• **WHAT THE TASK REQUIRES**:
Only the lines from the one containing "Convert this chart to matplotlib code." to the end of the records should be written out, exactly and with both ends included; pictures are excluded.

-.-.-

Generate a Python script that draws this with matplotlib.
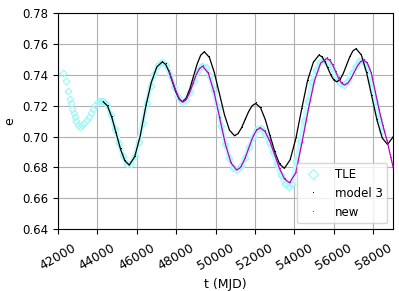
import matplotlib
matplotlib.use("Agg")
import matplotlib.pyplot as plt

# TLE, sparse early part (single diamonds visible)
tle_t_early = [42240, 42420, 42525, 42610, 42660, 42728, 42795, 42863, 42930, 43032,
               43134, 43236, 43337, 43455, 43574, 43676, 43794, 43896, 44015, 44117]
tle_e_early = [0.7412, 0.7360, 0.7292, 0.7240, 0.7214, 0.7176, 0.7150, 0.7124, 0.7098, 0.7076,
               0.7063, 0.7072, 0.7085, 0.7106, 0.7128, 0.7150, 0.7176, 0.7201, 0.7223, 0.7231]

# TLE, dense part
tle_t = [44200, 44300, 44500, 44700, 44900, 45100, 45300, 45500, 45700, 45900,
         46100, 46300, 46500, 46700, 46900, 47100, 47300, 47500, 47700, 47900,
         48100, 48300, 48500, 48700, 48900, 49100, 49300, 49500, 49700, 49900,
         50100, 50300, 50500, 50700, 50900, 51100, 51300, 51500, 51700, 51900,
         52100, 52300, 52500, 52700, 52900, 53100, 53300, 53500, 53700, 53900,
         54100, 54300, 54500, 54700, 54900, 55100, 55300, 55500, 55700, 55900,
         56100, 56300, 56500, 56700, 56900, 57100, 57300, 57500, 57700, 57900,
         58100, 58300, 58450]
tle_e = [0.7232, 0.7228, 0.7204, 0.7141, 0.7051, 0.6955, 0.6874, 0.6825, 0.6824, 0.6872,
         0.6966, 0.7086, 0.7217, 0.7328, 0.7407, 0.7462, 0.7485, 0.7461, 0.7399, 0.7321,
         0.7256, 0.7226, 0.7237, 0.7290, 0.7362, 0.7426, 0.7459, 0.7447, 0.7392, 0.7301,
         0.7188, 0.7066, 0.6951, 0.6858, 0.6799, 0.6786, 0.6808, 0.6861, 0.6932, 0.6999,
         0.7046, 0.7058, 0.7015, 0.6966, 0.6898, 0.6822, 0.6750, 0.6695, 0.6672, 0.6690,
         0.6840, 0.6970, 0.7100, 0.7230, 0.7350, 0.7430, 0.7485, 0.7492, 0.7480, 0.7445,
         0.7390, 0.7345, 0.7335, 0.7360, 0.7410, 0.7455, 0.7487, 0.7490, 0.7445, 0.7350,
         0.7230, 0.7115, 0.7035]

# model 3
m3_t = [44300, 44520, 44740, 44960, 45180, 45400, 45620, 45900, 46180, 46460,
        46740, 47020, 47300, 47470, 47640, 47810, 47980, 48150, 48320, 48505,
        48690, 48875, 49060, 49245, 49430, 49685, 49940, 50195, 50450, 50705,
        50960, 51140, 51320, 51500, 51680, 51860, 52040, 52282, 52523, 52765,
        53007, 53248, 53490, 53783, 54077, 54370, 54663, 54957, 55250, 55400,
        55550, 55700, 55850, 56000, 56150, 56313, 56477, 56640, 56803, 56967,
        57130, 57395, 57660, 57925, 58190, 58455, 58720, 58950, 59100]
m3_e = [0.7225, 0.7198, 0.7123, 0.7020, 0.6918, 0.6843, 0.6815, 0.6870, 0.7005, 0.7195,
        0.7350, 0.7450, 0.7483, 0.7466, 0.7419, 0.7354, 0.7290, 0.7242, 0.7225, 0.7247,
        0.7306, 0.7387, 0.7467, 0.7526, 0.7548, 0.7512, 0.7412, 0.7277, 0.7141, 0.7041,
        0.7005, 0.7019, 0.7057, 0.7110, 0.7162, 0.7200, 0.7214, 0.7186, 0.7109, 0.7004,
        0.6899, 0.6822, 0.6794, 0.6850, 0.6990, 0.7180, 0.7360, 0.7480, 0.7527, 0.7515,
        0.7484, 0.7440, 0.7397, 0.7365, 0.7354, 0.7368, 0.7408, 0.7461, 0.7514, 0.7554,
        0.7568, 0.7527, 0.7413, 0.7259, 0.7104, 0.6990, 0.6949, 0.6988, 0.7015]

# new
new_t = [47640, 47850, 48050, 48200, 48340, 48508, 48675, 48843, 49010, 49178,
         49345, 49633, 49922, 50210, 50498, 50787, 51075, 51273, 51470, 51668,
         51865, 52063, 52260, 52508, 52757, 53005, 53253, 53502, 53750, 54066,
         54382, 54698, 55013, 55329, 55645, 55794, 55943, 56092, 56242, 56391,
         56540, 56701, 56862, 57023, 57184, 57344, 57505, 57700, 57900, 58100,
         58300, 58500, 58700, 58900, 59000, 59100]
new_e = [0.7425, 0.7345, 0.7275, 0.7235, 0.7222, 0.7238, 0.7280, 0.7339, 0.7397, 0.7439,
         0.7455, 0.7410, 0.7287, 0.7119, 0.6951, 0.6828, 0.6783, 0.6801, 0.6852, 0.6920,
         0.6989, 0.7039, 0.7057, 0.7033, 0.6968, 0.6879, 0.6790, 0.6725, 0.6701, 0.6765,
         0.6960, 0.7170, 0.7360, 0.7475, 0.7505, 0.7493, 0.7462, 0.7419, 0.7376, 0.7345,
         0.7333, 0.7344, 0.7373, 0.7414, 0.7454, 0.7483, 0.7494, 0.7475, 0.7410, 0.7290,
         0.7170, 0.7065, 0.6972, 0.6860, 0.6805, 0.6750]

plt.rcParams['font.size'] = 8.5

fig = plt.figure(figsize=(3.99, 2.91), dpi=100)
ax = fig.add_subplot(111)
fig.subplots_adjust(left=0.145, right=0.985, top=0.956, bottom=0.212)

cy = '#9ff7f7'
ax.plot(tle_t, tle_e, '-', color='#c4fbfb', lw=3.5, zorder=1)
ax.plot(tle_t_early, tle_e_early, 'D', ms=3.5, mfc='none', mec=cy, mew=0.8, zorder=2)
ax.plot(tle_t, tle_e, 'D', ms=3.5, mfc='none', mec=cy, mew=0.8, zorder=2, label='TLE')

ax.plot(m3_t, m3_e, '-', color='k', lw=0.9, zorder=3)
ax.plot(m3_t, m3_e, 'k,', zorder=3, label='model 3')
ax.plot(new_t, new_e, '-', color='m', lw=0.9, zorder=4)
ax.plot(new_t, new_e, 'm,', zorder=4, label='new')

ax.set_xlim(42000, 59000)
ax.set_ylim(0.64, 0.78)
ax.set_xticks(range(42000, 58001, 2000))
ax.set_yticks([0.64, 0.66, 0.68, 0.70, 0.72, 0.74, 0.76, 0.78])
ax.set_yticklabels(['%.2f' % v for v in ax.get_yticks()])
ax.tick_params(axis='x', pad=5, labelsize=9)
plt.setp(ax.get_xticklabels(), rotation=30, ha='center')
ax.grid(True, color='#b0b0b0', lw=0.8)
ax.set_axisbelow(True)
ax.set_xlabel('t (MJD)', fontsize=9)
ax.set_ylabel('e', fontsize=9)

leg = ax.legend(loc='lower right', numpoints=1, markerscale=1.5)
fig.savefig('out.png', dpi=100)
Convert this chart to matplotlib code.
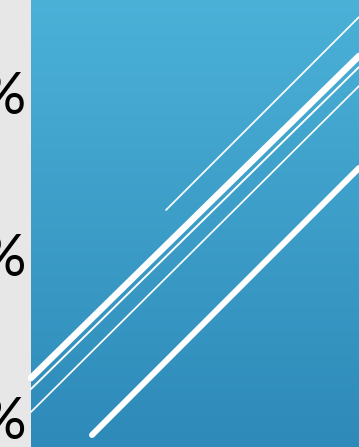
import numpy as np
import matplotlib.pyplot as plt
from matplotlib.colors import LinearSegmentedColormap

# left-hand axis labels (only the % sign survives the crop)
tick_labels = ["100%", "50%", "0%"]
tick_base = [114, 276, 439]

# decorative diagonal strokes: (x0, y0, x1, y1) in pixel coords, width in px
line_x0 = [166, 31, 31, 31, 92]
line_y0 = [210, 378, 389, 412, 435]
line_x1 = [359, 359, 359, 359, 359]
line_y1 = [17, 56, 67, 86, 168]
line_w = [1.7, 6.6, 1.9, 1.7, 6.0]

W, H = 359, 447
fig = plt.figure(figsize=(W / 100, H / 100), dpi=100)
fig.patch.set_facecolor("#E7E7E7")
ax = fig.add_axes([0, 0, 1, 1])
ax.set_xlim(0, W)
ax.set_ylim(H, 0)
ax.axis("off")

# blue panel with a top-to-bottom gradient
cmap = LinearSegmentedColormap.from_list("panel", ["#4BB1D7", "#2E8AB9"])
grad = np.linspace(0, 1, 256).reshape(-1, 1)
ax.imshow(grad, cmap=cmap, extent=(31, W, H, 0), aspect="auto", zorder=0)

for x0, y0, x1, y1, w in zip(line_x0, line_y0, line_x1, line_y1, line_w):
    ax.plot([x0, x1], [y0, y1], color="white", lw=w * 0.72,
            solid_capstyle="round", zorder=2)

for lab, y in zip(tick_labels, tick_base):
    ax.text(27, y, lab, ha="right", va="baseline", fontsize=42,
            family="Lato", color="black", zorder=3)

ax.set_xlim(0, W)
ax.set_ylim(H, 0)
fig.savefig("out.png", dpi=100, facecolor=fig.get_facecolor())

-.-.-

• **IN RESPONSE**:
Convert this chart to matplotlib code.
import numpy as np
import matplotlib.pyplot as plt
from matplotlib.colors import LinearSegmentedColormap

# left-hand axis labels (only the % sign survives the crop)
tick_labels = ["100%", "50%", "0%"]
tick_base = [114, 276, 439]

# decorative diagonal strokes: (x0, y0, x1, y1) in pixel coords, width in px
line_x0 = [166, 31, 31, 31, 92]
line_y0 = [210, 378, 389, 412, 435]
line_x1 = [359, 359, 359, 359, 359]
line_y1 = [17, 56, 67, 86, 168]
line_w = [1.7, 6.6, 1.9, 1.7, 6.0]

W, H = 359, 447
fig = plt.figure(figsize=(W / 100, H / 100), dpi=100)
fig.patch.set_facecolor("#E7E7E7")
ax = fig.add_axes([0, 0, 1, 1])
ax.set_xlim(0, W)
ax.set_ylim(H, 0)
ax.axis("off")

# blue panel with a top-to-bottom gradient
cmap = LinearSegmentedColormap.from_list("panel", ["#4BB1D7", "#2E8AB9"])
grad = np.linspace(0, 1, 256).reshape(-1, 1)
ax.imshow(grad, cmap=cmap, extent=(31, W, H, 0), aspect="auto", zorder=0)

for x0, y0, x1, y1, w in zip(line_x0, line_y0, line_x1, line_y1, line_w):
    ax.plot([x0, x1], [y0, y1], color="white", lw=w * 0.72,
            solid_capstyle="round", zorder=2)

for lab, y in zip(tick_labels, tick_base):
    ax.text(27, y, lab, ha="right", va="baseline", fontsize=42,
            family="Lato", color="black", zorder=3)

ax.set_xlim(0, W)
ax.set_ylim(H, 0)
fig.savefig("out.png", dpi=100, facecolor=fig.get_facecolor())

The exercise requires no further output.